For the third year in a row, Gov. Tom Wolf is proposing a fee on municipalities that rely strictly on Pennsylvania State Police for police coverage.

Wolf included a sliding scale fee for the nearly 1,300 Pennsylvania municipalities that do not have a municipal police department in his 2019-20 budget proposal.

The fee ranges from $8 per person for municipalities with 2,000 or fewer residents to $166 per person for municipalities with 20,000 or more residents. It would generate an estimated $103 million each year.

Wolf is not the first governor to attempt to seek reimbursement for State Police services.

The debate over whether municipalities that do not have a police department should pay more for the services they receive from State Police dates back several decades.

State troopers are the only police force in 1,291 of the state’s 2,561 municipalities, according to state data. Another 419 municipalities get part-time coverage. The remaining 851 pay for their own police force or share.

Roughly half the municipalities in Cumberland County rely solely on State Police, including South Middleton Township where the local State Police barracks is located.

In addition to South Middleton Township, municipalities in the county covered by state police are Newburg Borough and Cooke, Dickinson, Hopewell, Lower Frankford, Lower Mifflin, Monroe, North Newton, Penn, Shippensburg, South Newton, Southampton, Upper Frankford and West Pennsboro townships.

Fund question

Fee proponents argue that municipalities without their own police departments receive more State Police services than those with police departments, and that the expansion of the role of State Police as de facto police department for so many jurisdictions is causing State Police to dip into funds meant for repair and maintenance of roads.

“Pennsylvania State Police provides support and services to every municipality in the commonwealth, whether or not they have a full-time or part-time police department,” State Police spokesman Ryan Tarkowski said.

This includes support with major case investigation, crash reconstruction, aerial support and forensic services, Tarkowski said.

There is reason to believe that jurisdictions without police departments receive more or at least different services from State Police.

Tarkowski said State Police are legislatively mandated to act as the police department for municipalities in the state without local police departments.

Case data

The Sentinel reviewed all criminal cases filed in Cumberland County in 2018 and found Pennsylvania State Police were more than five times more likely to file criminal charges in municipalities that had no police department than they were in municipalities with their own police.

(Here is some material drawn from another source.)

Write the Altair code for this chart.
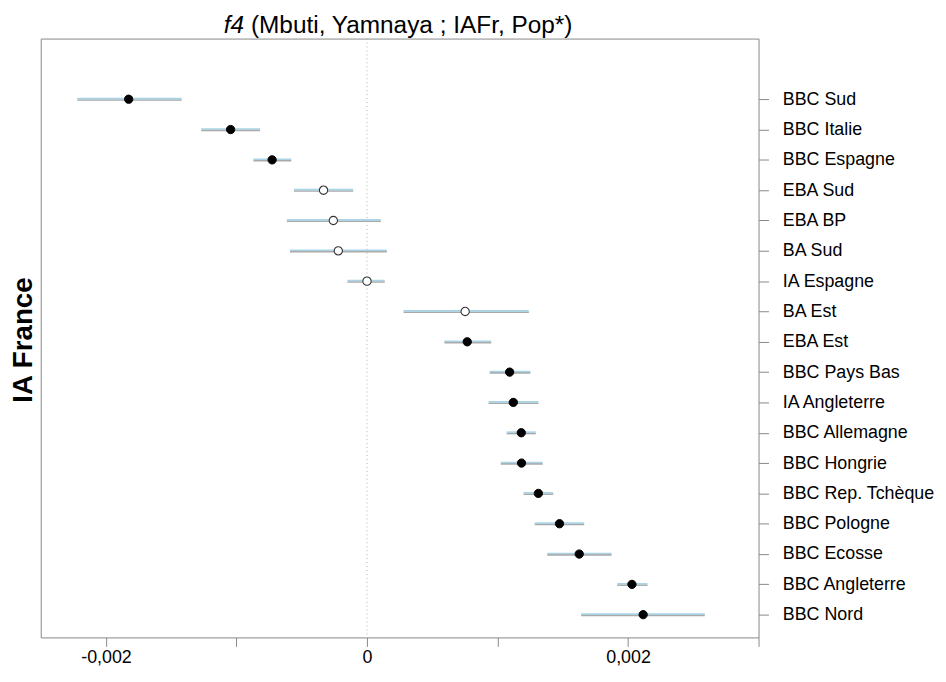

To put it another way, nearly 70 percent of all criminal cases filed by State Police in 2018 in Cumberland County originated in municipalities without police departments, but less than 30 percent of the county’s residents live in those areas, according to the U.S. Census Bureau.

Nearly a quarter of all criminal cases filed by State Police in Cumberland County last year originated in South Middleton Township (15,000 people), the largest municipality in the county without its own police department.

More criminal cases were filed by State Police in South Middleton Township and Shippensburg Township together than were filed in the 17 municipalities in the county with local police departments combined.

If the state were to adopt the fee, South Middleton Township Supervisor Tom Faley told The Sentinel in February it “would be a significant tax” on township residents. Faley said the expected fee would be about $125 per resident and would generate more than $1.6 million.

The township does not have a real estate tax and largely relies on fees from things like real estate transfers and development fees and an earned income tax to fund government operations.

Fewer arrests

There is a trade-off for municipalities that rely on State Police. Those municipalities have fewer arrests and criminal cases than municipalities with local police departments.

Municipalities with local police departments had about 70 percent more criminal cases filed in 2018 than those without, according The Sentinel’s analysis.

Municipalities without a local police actually had a smaller percentage of criminal cases filed with a lead charge graded as a felony — considered a more serious offense — than those with their own police department, The Sentinel found.

“We always say that we have the manpower and the resources in place to answer the call when it’s needed, but there’s no denying that there’s going to be a different level of service based on whether or not a municipality has their own department or relies on State Police,” Tarkowski said. “I can’t sit here and say that response times or responsiveness are going to be the same between State Police and a local department. It’s just the facts.”